--- Start ---

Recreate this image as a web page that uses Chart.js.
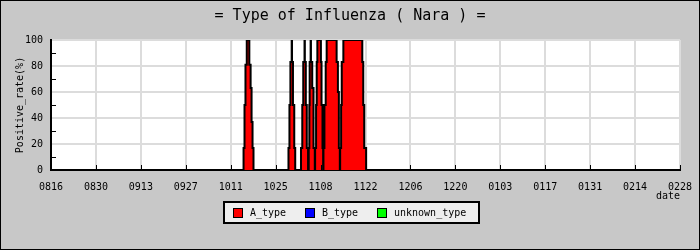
<!DOCTYPE html>
<html><head><meta charset="utf-8">
<style>html,body{margin:0;padding:0;background:#c8c8c8;}</style>
<script src="https://cdn.jsdelivr.net/npm/chart.js@4/dist/chart.umd.min.js"></script>
</head><body>
<canvas id="c" width="700" height="250" style="display:block;width:700px;height:250px"></canvas>
<script>
const titleText = '= Type of Influenza ( Nara ) =';
const yAxisTitle = 'Positive_rate(%)';
const xAxisTitle = 'date';
const tickLabels = ['0816','0830','0913','0927','1011','1025','1108','1122','1206','1220','0103','0117','0131','0214','0228'];
const seriesNames = ['A_type','B_type','unknown_type'];
const seriesColors = ['#ff0000','#0000ff','#00ff00'];

// A_type: day offset from 08/16 at which each step begins, and the positive rate (%) from there on
const aDays = [0,
  60.0, 60.3, 60.6, 61.0, 61.8, 62.2, 62.5, 62.8, 63.1,
  74.0, 74.3, 74.6, 75.0, 75.1, 75.4, 75.8, 76.1,
  77.9, 78.3, 78.6, 79.0, 79.1, 79.4, 79.7, 80.1,
  80.3, 80.5, 80.6, 80.9, 81.0, 81.4, 81.8, 82.2,
  82.3, 82.6, 82.8, 83.0, 84.1, 84.3, 84.6, 84.8,
  84.9, 85.2, 85.6, 85.9, 89.0, 89.4, 89.7, 90.0,
  90.1, 90.4, 90.6, 91.1, 97.0, 97.3, 97.6, 98.2,
  196];
const aValues = [0,
  17, 50, 81, 100, 81, 63, 37, 17, 0,
  17, 50, 83, 100, 83, 50, 17, 0,
  17, 50, 83, 100, 83, 50, 17, 0,
  17, 50, 83, 100, 83, 63, 17, 0,
  17, 50, 83, 100, 83, 50, 17, 0,
  17, 50, 83, 100, 83, 60, 17, 0,
  17, 50, 83, 100, 83, 50, 17, 0,
  0];
// B_type and unknown_type: no positives in the period
const bDays = [];
const bValues = [];
const uDays = [];
const uValues = [];

const MONO = "'DejaVu Sans Mono', monospace";
const toPts = (xs, ys) => xs.map((x, i) => ({x: x, y: ys[i]}));

const decor = {
  id: 'decor',
  beforeDraw(chart) {
    const ctx = chart.ctx, a = chart.chartArea;
    ctx.save();
    ctx.fillStyle = '#c8c8c8';
    ctx.fillRect(0, 0, chart.width, chart.height);
    ctx.fillStyle = '#ffffff';
    ctx.fillRect(a.left, a.top, a.right - a.left, a.bottom - a.top);
    ctx.restore();
  },
  afterDraw(chart) {
    const ctx = chart.ctx, a = chart.chartArea;
    const xs = chart.scales.x, ys = chart.scales.y;
    ctx.save();
    ctx.strokeStyle = '#000'; ctx.lineWidth = 1;
    for (let v = 10; v < 100; v += 20) {
      const py = Math.round(ys.getPixelForValue(v)) + 0.5;
      ctx.beginPath(); ctx.moveTo(a.left, py); ctx.lineTo(a.left + 5, py); ctx.stroke();
    }
    xs.ticks.forEach(t => {
      const px = Math.round(xs.getPixelForValue(t.value)) + 0.5;
      ctx.beginPath(); ctx.moveTo(px, a.bottom); ctx.lineTo(px, a.bottom - 5); ctx.stroke();
    });
    ctx.fillStyle = '#000';
    ctx.font = '10px ' + MONO;
    ctx.textAlign = 'right'; ctx.textBaseline = 'middle';
    ctx.fillText(xAxisTitle, a.right, 196);
    ctx.save();
    ctx.translate(20, (a.top + a.bottom) / 2);
    ctx.rotate(-Math.PI / 2);
    ctx.font = '10px ' + MONO;
    ctx.textAlign = 'center'; ctx.textBaseline = 'middle';
    ctx.fillText(yAxisTitle, 0, 0);
    ctx.restore();
    ctx.fillStyle = '#eeeeee';
    ctx.fillRect(224, 202, 255, 21);
    ctx.strokeStyle = '#000'; ctx.lineWidth = 2;
    ctx.strokeRect(224, 202, 255, 21);
    ctx.lineWidth = 1;
    ctx.font = '10px ' + MONO;
    ctx.textAlign = 'left'; ctx.textBaseline = 'middle';
    chart.data.datasets.forEach((ds, i) => {
      const x = 233 + i * 72;
      ctx.fillStyle = ds.legendColor;
      ctx.fillRect(x, 208, 10, 10);
      ctx.strokeStyle = '#000';
      ctx.strokeRect(x + 0.5, 208.5, 9, 9);
      ctx.fillStyle = '#000';
      ctx.fillText(ds.label, x + 17, 213.5);
    });
    ctx.strokeStyle = '#000'; ctx.lineWidth = 2;
    ctx.strokeRect(0, 0, chart.width, chart.height);
    ctx.restore();
  }
};

const mk = (i, xs, ys) => ({
  label: seriesNames[i],
  legendColor: seriesColors[i],
  data: toPts(xs, ys),
  stepped: true,
  fill: 'origin',
  backgroundColor: seriesColors[i],
  borderColor: '#000000',
  borderWidth: 2,
  pointRadius: 0,
  tension: 0
});

new Chart(document.getElementById('c'), {
  type: 'line',
  data: { datasets: [mk(0, aDays, aValues), mk(1, bDays, bValues), mk(2, uDays, uValues)] },
  options: {
    responsive: false,
    animation: false,
    devicePixelRatio: 1,
    layout: { padding: { left: 20, right: 20, top: 0, bottom: 0 } },
    plugins: {
      legend: { display: false },
      tooltip: { enabled: false },
      title: {
        display: true, text: titleText, color: '#000',
        font: { family: MONO, size: 15, weight: 'normal', lineHeight: '16px' },
        padding: { top: 8, bottom: 16 }
      }
    },
    scales: {
      x: {
        type: 'linear', min: 0, max: 196,
        afterFit(s) { s.height = 80; s.paddingLeft = 0; s.paddingRight = 0; },
        ticks: {
          stepSize: 14, autoSkip: false, maxRotation: 0, color: '#000', padding: 11,
          font: { family: MONO, size: 10 },
          callback: (v) => tickLabels[Math.round(v / 14)]
        },
        grid: { color: '#dcdcdc', lineWidth: 2, drawTicks: false },
        border: { display: true, color: '#000', width: 2 }
      },
      y: {
        min: 0, max: 100,
        afterFit(s) { s.width = 31; s.paddingTop = 0; s.paddingBottom = 0; },
        ticks: { stepSize: 20, color: '#000', padding: 8, font: { family: MONO, size: 10 } },
        grid: { color: '#dcdcdc', lineWidth: 2, drawTicks: false },
        border: { display: true, color: '#000', width: 2 }
      }
    }
  },
  plugins: [decor]
});
</script>
</body></html>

--- End ---

◆ Challenge ◆
Leave out the pictures and output the rest of the material exactly as written.

◆ Worked solution ◆
Recreate this image as a web page that uses Chart.js.
<!DOCTYPE html>
<html><head><meta charset="utf-8">
<style>html,body{margin:0;padding:0;background:#c8c8c8;}</style>
<script src="https://cdn.jsdelivr.net/npm/chart.js@4/dist/chart.umd.min.js"></script>
</head><body>
<canvas id="c" width="700" height="250" style="display:block;width:700px;height:250px"></canvas>
<script>
const titleText = '= Type of Influenza ( Nara ) =';
const yAxisTitle = 'Positive_rate(%)';
const xAxisTitle = 'date';
const tickLabels = ['0816','0830','0913','0927','1011','1025','1108','1122','1206','1220','0103','0117','0131','0214','0228'];
const seriesNames = ['A_type','B_type','unknown_type'];
const seriesColors = ['#ff0000','#0000ff','#00ff00'];

// A_type: day offset from 08/16 at which each step begins, and the positive rate (%) from there on
const aDays = [0,
  60.0, 60.3, 60.6, 61.0, 61.8, 62.2, 62.5, 62.8, 63.1,
  74.0, 74.3, 74.6, 75.0, 75.1, 75.4, 75.8, 76.1,
  77.9, 78.3, 78.6, 79.0, 79.1, 79.4, 79.7, 80.1,
  80.3, 80.5, 80.6, 80.9, 81.0, 81.4, 81.8, 82.2,
  82.3, 82.6, 82.8, 83.0, 84.1, 84.3, 84.6, 84.8,
  84.9, 85.2, 85.6, 85.9, 89.0, 89.4, 89.7, 90.0,
  90.1, 90.4, 90.6, 91.1, 97.0, 97.3, 97.6, 98.2,
  196];
const aValues = [0,
  17, 50, 81, 100, 81, 63, 37, 17, 0,
  17, 50, 83, 100, 83, 50, 17, 0,
  17, 50, 83, 100, 83, 50, 17, 0,
  17, 50, 83, 100, 83, 63, 17, 0,
  17, 50, 83, 100, 83, 50, 17, 0,
  17, 50, 83, 100, 83, 60, 17, 0,
  17, 50, 83, 100, 83, 50, 17, 0,
  0];
// B_type and unknown_type: no positives in the period
const bDays = [];
const bValues = [];
const uDays = [];
const uValues = [];

const MONO = "'DejaVu Sans Mono', monospace";
const toPts = (xs, ys) => xs.map((x, i) => ({x: x, y: ys[i]}));

const decor = {
  id: 'decor',
  beforeDraw(chart) {
    const ctx = chart.ctx, a = chart.chartArea;
    ctx.save();
    ctx.fillStyle = '#c8c8c8';
    ctx.fillRect(0, 0, chart.width, chart.height);
    ctx.fillStyle = '#ffffff';
    ctx.fillRect(a.left, a.top, a.right - a.left, a.bottom - a.top);
    ctx.restore();
  },
  afterDraw(chart) {
    const ctx = chart.ctx, a = chart.chartArea;
    const xs = chart.scales.x, ys = chart.scales.y;
    ctx.save();
    ctx.strokeStyle = '#000'; ctx.lineWidth = 1;
    for (let v = 10; v < 100; v += 20) {
      const py = Math.round(ys.getPixelForValue(v)) + 0.5;
      ctx.beginPath(); ctx.moveTo(a.left, py); ctx.lineTo(a.left + 5, py); ctx.stroke();
    }
    xs.ticks.forEach(t => {
      const px = Math.round(xs.getPixelForValue(t.value)) + 0.5;
      ctx.beginPath(); ctx.moveTo(px, a.bottom); ctx.lineTo(px, a.bottom - 5); ctx.stroke();
    });
    ctx.fillStyle = '#000';
    ctx.font = '10px ' + MONO;
    ctx.textAlign = 'right'; ctx.textBaseline = 'middle';
    ctx.fillText(xAxisTitle, a.right, 196);
    ctx.save();
    ctx.translate(20, (a.top + a.bottom) / 2);
    ctx.rotate(-Math.PI / 2);
    ctx.font = '10px ' + MONO;
    ctx.textAlign = 'center'; ctx.textBaseline = 'middle';
    ctx.fillText(yAxisTitle, 0, 0);
    ctx.restore();
    ctx.fillStyle = '#eeeeee';
    ctx.fillRect(224, 202, 255, 21);
    ctx.strokeStyle = '#000'; ctx.lineWidth = 2;
    ctx.strokeRect(224, 202, 255, 21);
    ctx.lineWidth = 1;
    ctx.font = '10px ' + MONO;
    ctx.textAlign = 'left'; ctx.textBaseline = 'middle';
    chart.data.datasets.forEach((ds, i) => {
      const x = 233 + i * 72;
      ctx.fillStyle = ds.legendColor;
      ctx.fillRect(x, 208, 10, 10);
      ctx.strokeStyle = '#000';
      ctx.strokeRect(x + 0.5, 208.5, 9, 9);
      ctx.fillStyle = '#000';
      ctx.fillText(ds.label, x + 17, 213.5);
    });
    ctx.strokeStyle = '#000'; ctx.lineWidth = 2;
    ctx.strokeRect(0, 0, chart.width, chart.height);
    ctx.restore();
  }
};

const mk = (i, xs, ys) => ({
  label: seriesNames[i],
  legendColor: seriesColors[i],
  data: toPts(xs, ys),
  stepped: true,
  fill: 'origin',
  backgroundColor: seriesColors[i],
  borderColor: '#000000',
  borderWidth: 2,
  pointRadius: 0,
  tension: 0
});

new Chart(document.getElementById('c'), {
  type: 'line',
  data: { datasets: [mk(0, aDays, aValues), mk(1, bDays, bValues), mk(2, uDays, uValues)] },
  options: {
    responsive: false,
    animation: false,
    devicePixelRatio: 1,
    layout: { padding: { left: 20, right: 20, top: 0, bottom: 0 } },
    plugins: {
      legend: { display: false },
      tooltip: { enabled: false },
      title: {
        display: true, text: titleText, color: '#000',
        font: { family: MONO, size: 15, weight: 'normal', lineHeight: '16px' },
        padding: { top: 8, bottom: 16 }
      }
    },
    scales: {
      x: {
        type: 'linear', min: 0, max: 196,
        afterFit(s) { s.height = 80; s.paddingLeft = 0; s.paddingRight = 0; },
        ticks: {
          stepSize: 14, autoSkip: false, maxRotation: 0, color: '#000', padding: 11,
          font: { family: MONO, size: 10 },
          callback: (v) => tickLabels[Math.round(v / 14)]
        },
        grid: { color: '#dcdcdc', lineWidth: 2, drawTicks: false },
        border: { display: true, color: '#000', width: 2 }
      },
      y: {
        min: 0, max: 100,
        afterFit(s) { s.width = 31; s.paddingTop = 0; s.paddingBottom = 0; },
        ticks: { stepSize: 20, color: '#000', padding: 8, font: { family: MONO, size: 10 } },
        grid: { color: '#dcdcdc', lineWidth: 2, drawTicks: false },
        border: { display: true, color: '#000', width: 2 }
      }
    }
  },
  plugins: [decor]
});
</script>
</body></html>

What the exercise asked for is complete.